Segbers studied history, Slavic languages, political science and philosophy at universities in Bochum and Konstanz and received his PhD for a study on the USSR during the Second World War from the University of Bremen. He worked as research fellow at the Universities of Bremen and Frankfurt/Main. In 1990, Dr. Segbers joined Germany's biggest think tank, the Foundation for Science and Politics (SWP) at (then) Ebenhausen. From there, he qualified as university teacher with a book on systemic change in the Soviet Union (1992).
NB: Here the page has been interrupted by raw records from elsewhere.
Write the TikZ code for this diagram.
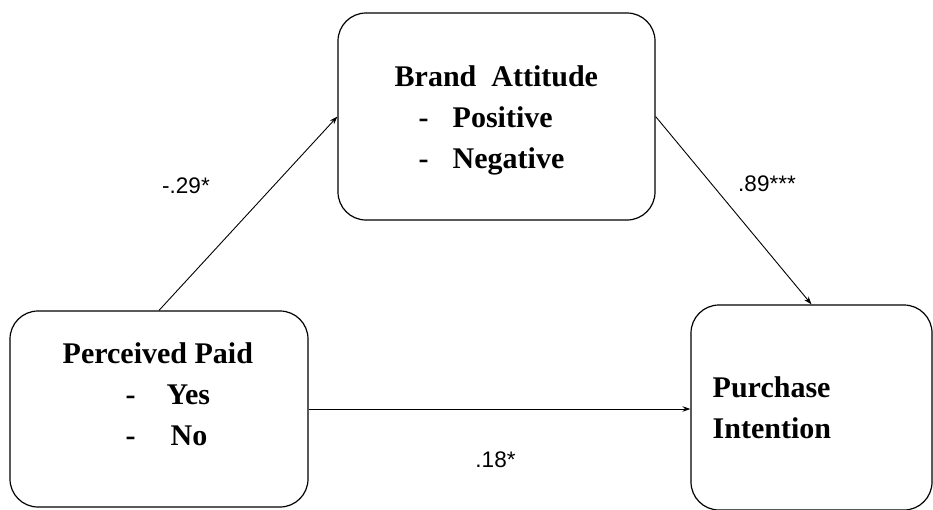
\documentclass[tikz,border=0pt]{standalone}
\usepackage{fontspec}
\setmainfont{Liberation Serif}
\newfontfamily\coeffont{Liberation Sans}
\usetikzlibrary{arrows.meta, positioning}

\begin{document}
\begin{tikzpicture}[
            x=1pt, y=-1pt,
            box/.style={
                rectangle,
                draw,
                rounded corners=28pt,
                line width=1.2pt,
                inner sep=0pt
            },
            boxtext/.style={
                font=\fontsize{30}{41}\selectfont\bfseries,
                align=left,
                inner sep=0pt,
                anchor=north west
            },
            coef/.style={font=\fontsize{22.5}{27}\coeffont},
            arrow/.style={-{Stealth[length=8pt,width=5.5pt]}, line width=0.9pt}
        ]
        \useasboundingbox (0,0) rectangle (933,509);

        % Boxes
        \node[box, minimum width=317pt, minimum height=207pt] (attitude) at (496.5,116.5) {};
        \node[box, minimum width=298pt, minimum height=196pt] (paid) at (159,409) {};
        \node[box, minimum width=241pt, minimum height=205pt] (intention) at (811.5,407.5) {};

        % Box texts
        \node[boxtext] (attitudetext) at (394.5,65.7) {Brand\ \ Attitude\\
            \hspace*{24pt}-\hspace{24pt}Positive\\
            \hspace*{24pt}-\hspace{24pt}Negative};
        \node[boxtext] (paidtext) at (62.5,342.7) {Perceived Paid\\
            \hspace*{63pt}-\hspace{31pt}Yes\\
            \hspace*{63pt}-\hspace{35pt}No};
        \node[boxtext] (intentiontext) at (712.5,376.7) {Purchase\\Intention};

        % Arrows
        \draw[arrow] (paid.north) -- (attitude.west);
        \draw[arrow] (attitude.east) -- (intention.north);
        \draw[arrow] (paid.east) -- (paid.east -| intention.west);

        % Coefficients
        \node[coef] (paidatt) at (186,186) {-.29*};
        \node[coef] (attint) at (767,184) {.89***};
        \node[coef] (paidint) at (495.5,460) {.18*};

\end{tikzpicture}
\end{document}
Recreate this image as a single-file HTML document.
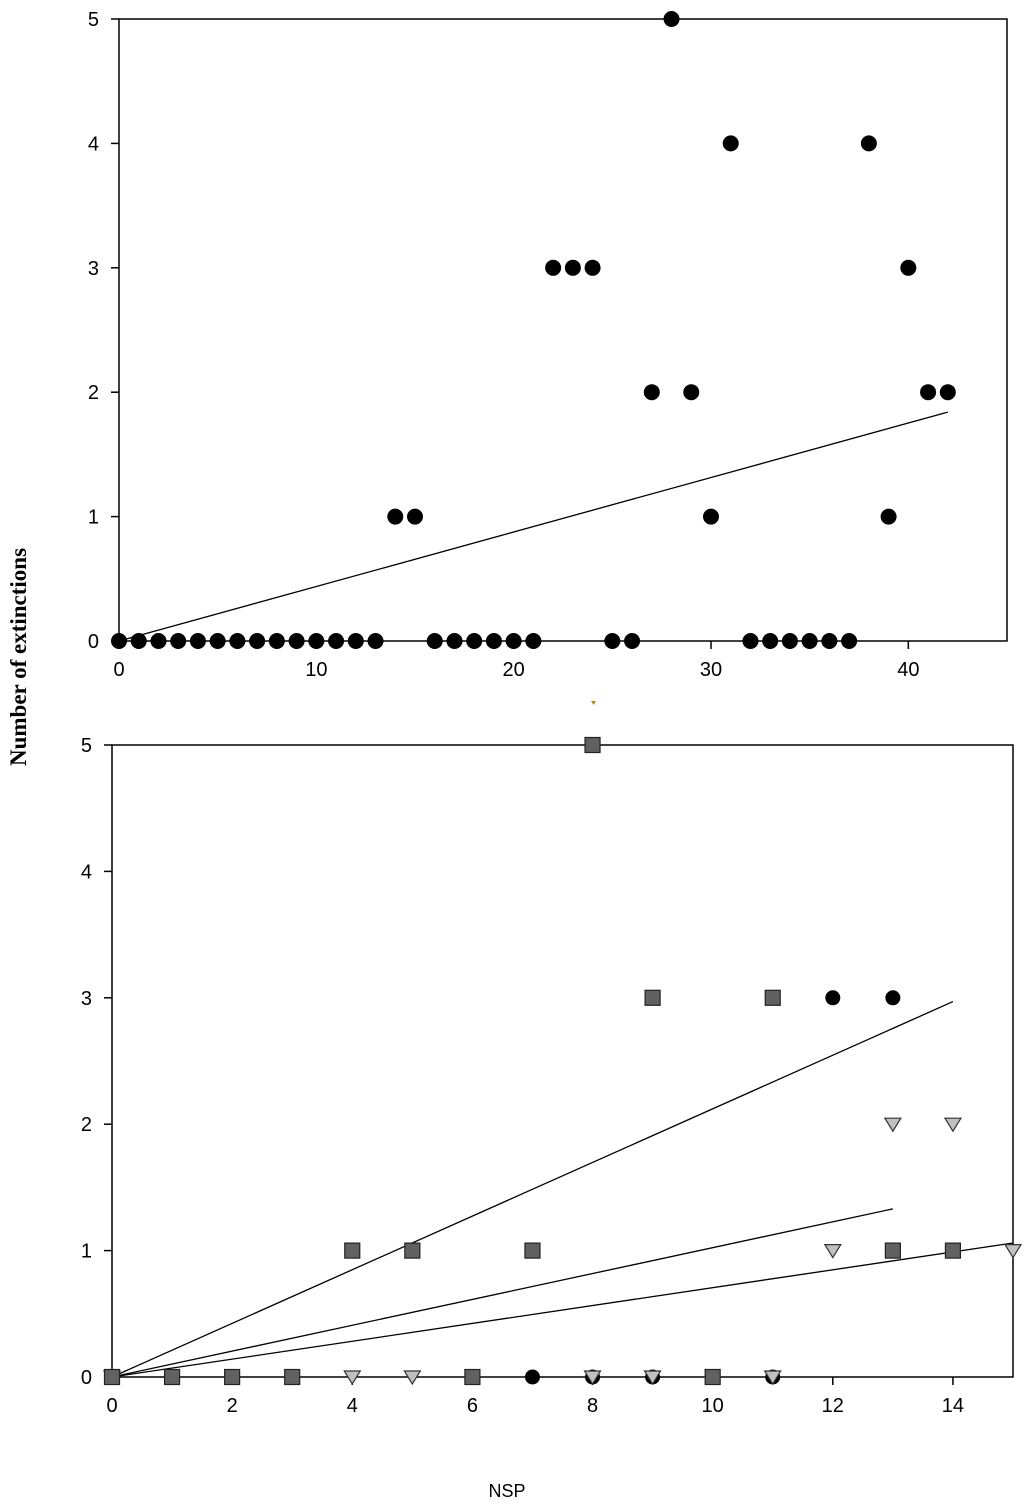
<!DOCTYPE html>
<html><head><meta charset="utf-8">
<style>
html,body{margin:0;padding:0;background:#fff;}
svg{display:block;font-family:"Liberation Sans",Arial,sans-serif;}
</style></head>
<body>
<svg id="chart" width="1024" height="1509" viewBox="0 0 1024 1509" xmlns="http://www.w3.org/2000/svg">
<text transform="translate(26,657) rotate(-90)" text-anchor="middle" font-family="Liberation Serif,serif" font-weight="bold" font-size="23">Number of extinctions</text>
<text x="507" y="1497" text-anchor="middle" font-size="18">NSP</text>
<path d="M591,701 L596,701 L593.5,705 Z" fill="#b8860b"/>
</svg>
<script>
// Top panel data
const topX = [0,1,2,3,4,5,6,7,8,9,10,11,12,13,14,15,16,17,18,19,20,21,22,23,24,25,26,27,28,29,30,31,32,33,34,35,36,37,38,39,40,41,42];
const topY = [0,0,0,0,0,0,0,0,0,0,0,0,0,0,1,1,0,0,0,0,0,0,3,3,3,0,0,2,5,2,1,4,0,0,0,0,0,0,4,1,3,2,2];
const topFit = [[0,0],[42,1.84]];
const topXTicks = [0,10,20,30,40];
const yTicks = [0,1,2,3,4,5];
// Bottom panel data
const circX = [0,1,2,3,4,5,6,7,8,9,10,11,12,13];
const circY = [0,0,0,0,1,1,0,0,0,0,0,0,3,3];
const sqX = [0,1,2,3,4,5,6,7,8,9,10,11,13,14];
const sqY = [0,0,0,0,1,1,0,1,5,3,0,3,1,1];
const triX = [0,4,5,8,9,11,12,13,14,15];
const triY = [0,0,0,0,0,0,1,2,2,1];
const fitCirc = [[0,0],[14,2.97]];
const fitTri = [[0,0],[13,1.33]];
const fitSq = [[0,0],[15,1.06]];
const botXTicks = [0,2,4,6,8,10,12,14];

const NS = "http://www.w3.org/2000/svg";
const svgEl = document.getElementById('chart');
function mk(tag, attrs, parent){
  const e = document.createElementNS(NS, tag);
  for (const k in attrs) e.setAttribute(k, attrs[k]);
  (parent||svgEl).appendChild(e);
  return e;
}
function panel(name, L, T, R, B, xmax, ymax){
  const g = mk('g', {});
  
  
  const sx = v => L + v/xmax*(R-L);
  const sy = v => B - v/ymax*(B-T);
  const box = mk('rect', {x:L, y:T, width:R-L, height:B-T, fill:'none', stroke:'#000', 'stroke-width':1.5}, g);
  
  
  return {g, sx, sy, L, T, R, B};
}
function axes(p, xt, name){
  yTicks.forEach(v => {
    const y = p.sy(v);
    mk('line', {x1:p.L-8, x2:p.L, y1:y, y2:y, stroke:'#000', 'stroke-width':1.5}, p.g);
    const t = mk('text', {x:p.L-20, y:y+7, 'text-anchor':'end', 'font-size':20}, p.g);
    t.textContent = v;
    
    
  });
  xt.forEach(v => {
    const x = p.sx(v);
    mk('line', {x1:x, x2:x, y1:p.B, y2:p.B+8, stroke:'#000', 'stroke-width':1.5}, p.g);
    const t = mk('text', {x:x, y:p.B+35, 'text-anchor':'middle', 'font-size':20}, p.g);
    t.textContent = v;
    
    
  });
}
function fit(p, f, name){
  const l = mk('line', {x1:p.sx(f[0][0]), y1:p.sy(f[0][1]), x2:p.sx(f[1][0]), y2:p.sy(f[1][1]), stroke:'#000', 'stroke-width':1.3}, p.g);
  
  
}
function circles(p, xs, ys, r, name){
  xs.forEach((x,i) => {
    const c = mk('circle', {cx:p.sx(x), cy:p.sy(ys[i]), r:r, fill:'#000'}, p.g);
    
    
  });
}
function squares(p, xs, ys, name){
  xs.forEach((x,i) => {
    const s = mk('rect', {x:p.sx(x)-7.5, y:p.sy(ys[i])-7.5, width:15, height:15, fill:'#616161', stroke:'#222', 'stroke-width':1.2}, p.g);
    
    
  });
}
function tris(p, xs, ys, name){
  xs.forEach((x,i) => {
    const cx = p.sx(x), cy = p.sy(ys[i]);
    const t = mk('path', {d:`M${cx-8},${cy-6} L${cx+8},${cy-6} L${cx},${cy+7} Z`, fill:'#c0c0c0', stroke:'#333', 'stroke-width':1.2}, p.g);
    
    
  });
}

const topPanel = panel('top-panel', 119, 19, 1007, 641, 45, 5);
axes(topPanel, topXTicks, 'top');
fit(topPanel, topFit, 'top-regression-line');
circles(topPanel, topX, topY, 8, 'top-point');

const botPanel = panel('bottom-panel', 112, 745, 1013, 1377, 15, 5);
axes(botPanel, botXTicks, 'bottom');
fit(botPanel, fitCirc, 'regression-line-circles');
fit(botPanel, fitTri, 'regression-line-middle');
fit(botPanel, fitSq, 'regression-line-lower');
circles(botPanel, circX, circY, 7.5, 'circle-point');
tris(botPanel, triX, triY, 'triangle-point');
squares(botPanel, sqX, sqY, 'square-point');
</script>
</body></html>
In 1994 he became head of the department for East European Politics and then director of a research project on Post-Soviet Puzzles at the SWP. In 1995/96 he was professor for International Relations at the University of Konstanz.
At Freie Universität Berlin, Klaus Segbers directed two interdisciplinary projects on "Explaining Post-Soviet Patchworks" (1998-2000) and on "Globalizing City Regions" (2002-2005). Since then, he directs the two distant learning programs East European Studies Online and International Relations Online. Furthermore, he is in charge of the Shanghai-based summer school on global politics at Fudan University. His main research fields are globalizing city regions, institutional change in transforming societies and Germany's external relations.